Entre as confederações nacionais, futebol, judô, natação e rúgbi são as únicas modalidades que contam com múltiplos patrocinadores da iniciativa privada. A CBF (Confederação Brasileira de Futebol) exibe em seu site oficial nada menos que 17 empresas. Por razões óbvias, todavia, trata-se de um caso à parte. Por outro lado, o rúgbi, um esporte ainda incipiente no país, aparece como uma surpresa nesse quesito. Em seu site, são listados 15 patrocinadores e mais oito empresas divididas entre “fornecedoras” e “apoiadoras”.

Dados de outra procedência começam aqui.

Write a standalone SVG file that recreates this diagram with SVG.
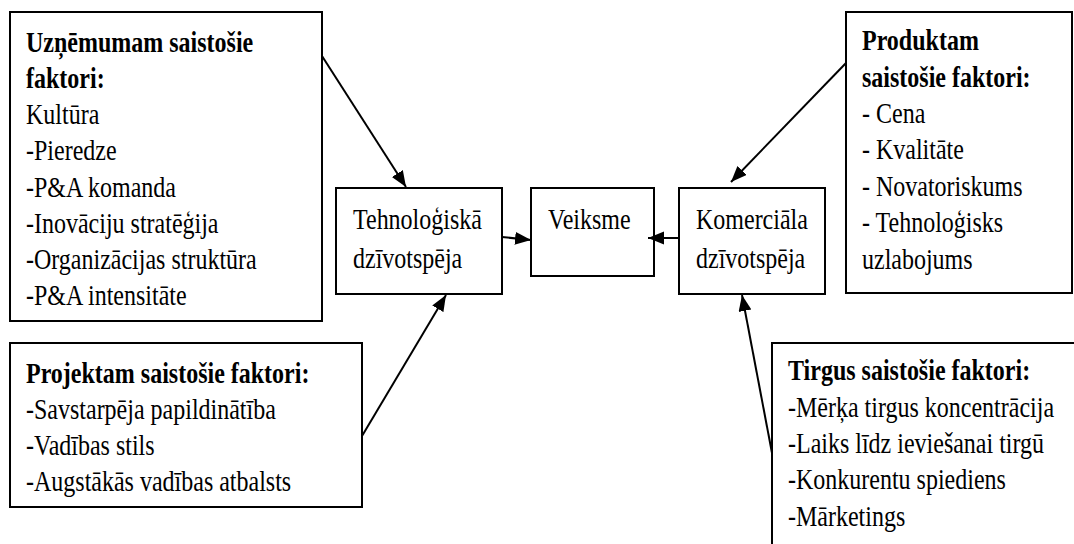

O acúmulo de tantas marcas dá às medalhistas de bronze pan-americanas a confiança de que o projeto de sua confederação terá respaldo, independentemente do resultado no Rio. “Hoje somos decacampeãs sul-americanas e estamos entre as dez melhores do mundo. Para 2016 é bem difícil, mas, na próxima, em 2020, temos muito mais chances. Então se perder o patrocínio agora, não faria sentido. É a longo prazo o investimento. Todo mundo tem que ter essa visão”, diz ao iG a jogadora Angélica Gevaerd. “Se esse medo permanecer na gente é porque realmente não estão passando confiança. Mas por enquanto, eu como atleta da CBRu tenho muita confiança no apoio que estamos tendo”, completa a capitã Paula Ishibashi.
Rio 2016 até quando?
Para além do investimento público predominante, relatório publicado pelo TCU questiona o quão duradouro pode ser o efeito dessa contribuição. Existe o temor de que boa parte da verga direcionada ao esporte esteja mais direcionada ao curto prazo, pensando primordialmente na meta estabelecida para o Rio 2016: o Brasil ficar pela primeira vez entre os 10 melhores no quadro de medalhas.
“O fato de o país sediar os Jogos Olímpicos de 2016 e o maior aporte de recursos ao desporto, nos últimos anos, não resultou no fortalecimento de todo o sistema esportivo. Desse modo, caso a meta para os próximos Jogos Olímpicos seja atingida, observa-se o risco de que essa não seja uma posição sustentável para o período posterior”, relata João Augusto Ribeiro Nardes.
Da sua parte, o ministro George Hilton afirma que as obras promovidas durante a década – sem contar as instalações que abrigarão as provas olímpicas – terão efeito longevo. Dos mais de R$ 4 bilhões já investidos pelo Ministério do Esporte, R$ 3 bilhões estariam voltados para infraestrutura. “Estamos entregando centros de formação olímpica e paraolímpica, fizemos 12 centros de excelência em varias modalidades, além dos Centros de Iniciação ao Esporte, que serão mais de 260 e formarão uma rede nacional. Só em universidades, serão mais de 40 pistas de atletismo, todas certificadas.”
A manutenção desses aparelhos, todavia, demanda dinheiro. De qualquer forma, esses projetos todos terão outro tipo de contagem regressiva, sem tanta urgência, mas ainda mais relevante para que mais e mais atletas sintam, no futuro, aquela tensão agradável, a que precede uma grande competição.